A Lancaster University designer has helped create the software for a tablet device which supports medics treating patients with Ebola.
The device can be washed in chlorine solution, and can be used wearing gloves and in adverse weather conditions and high humidity.
It comes after Médecins Sans Frontieres (MSF), a charity which delivers emergency medical aid, called for an Ebola-proof tablet to help teams record patient information.
The challenge for health workers was that nothing could leave the high-risk zone, including paper. This meant they had to dictate medical notes at a distance, shouting over the fence, or had to remember patient details until the end of their shift.
Corinne Pritchard, a Design Visualizer at ImaginationLancaster, was one of three designers in Daniel Cunningham’s Hack4Good team of volunteers, and helped design the software for the device.

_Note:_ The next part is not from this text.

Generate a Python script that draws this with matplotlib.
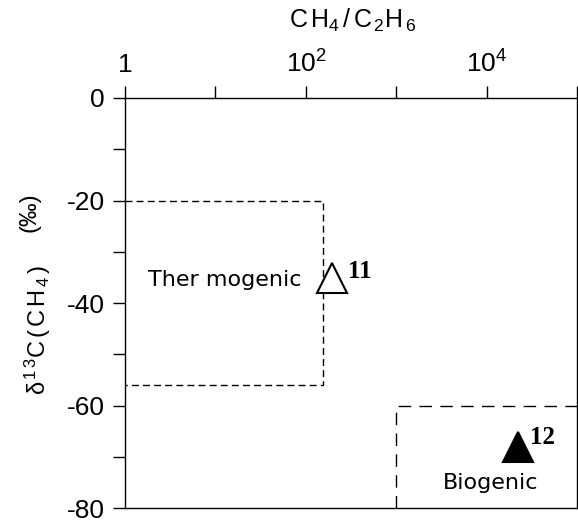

Other volunteers took care of the coding and hardware needs in the early stages, mostly working for free. As the project developed it was taken on by Google’s Crisis Response Team, who developed the Ebola-proof tablets and took the project to completion.
Corinne Pritchard said: “This was an amazing opportunity to help the medics currently fighting Ebola in Sierra Leone and beyond.
“The brief was very challenging – the medics are dressed head to toe in plastic, their goggles fog up in the heat and they’re wearing two pairs of gloves, so we had to design very accessible software. I hope this project shows that being a designer is about more than adding bells and whistles – it can have very real benefits.”
The tablet has a waterproof casing which can be washed in 0.5% chlorine solution, has rounded edges so as to not pierce protective clothing, and is charged wirelessly.
Having been tested at MSF treatment centres in Sierra Leone, the charity hopes the technology will be adapted for similar emergency situations, such as outbreaks of cholera.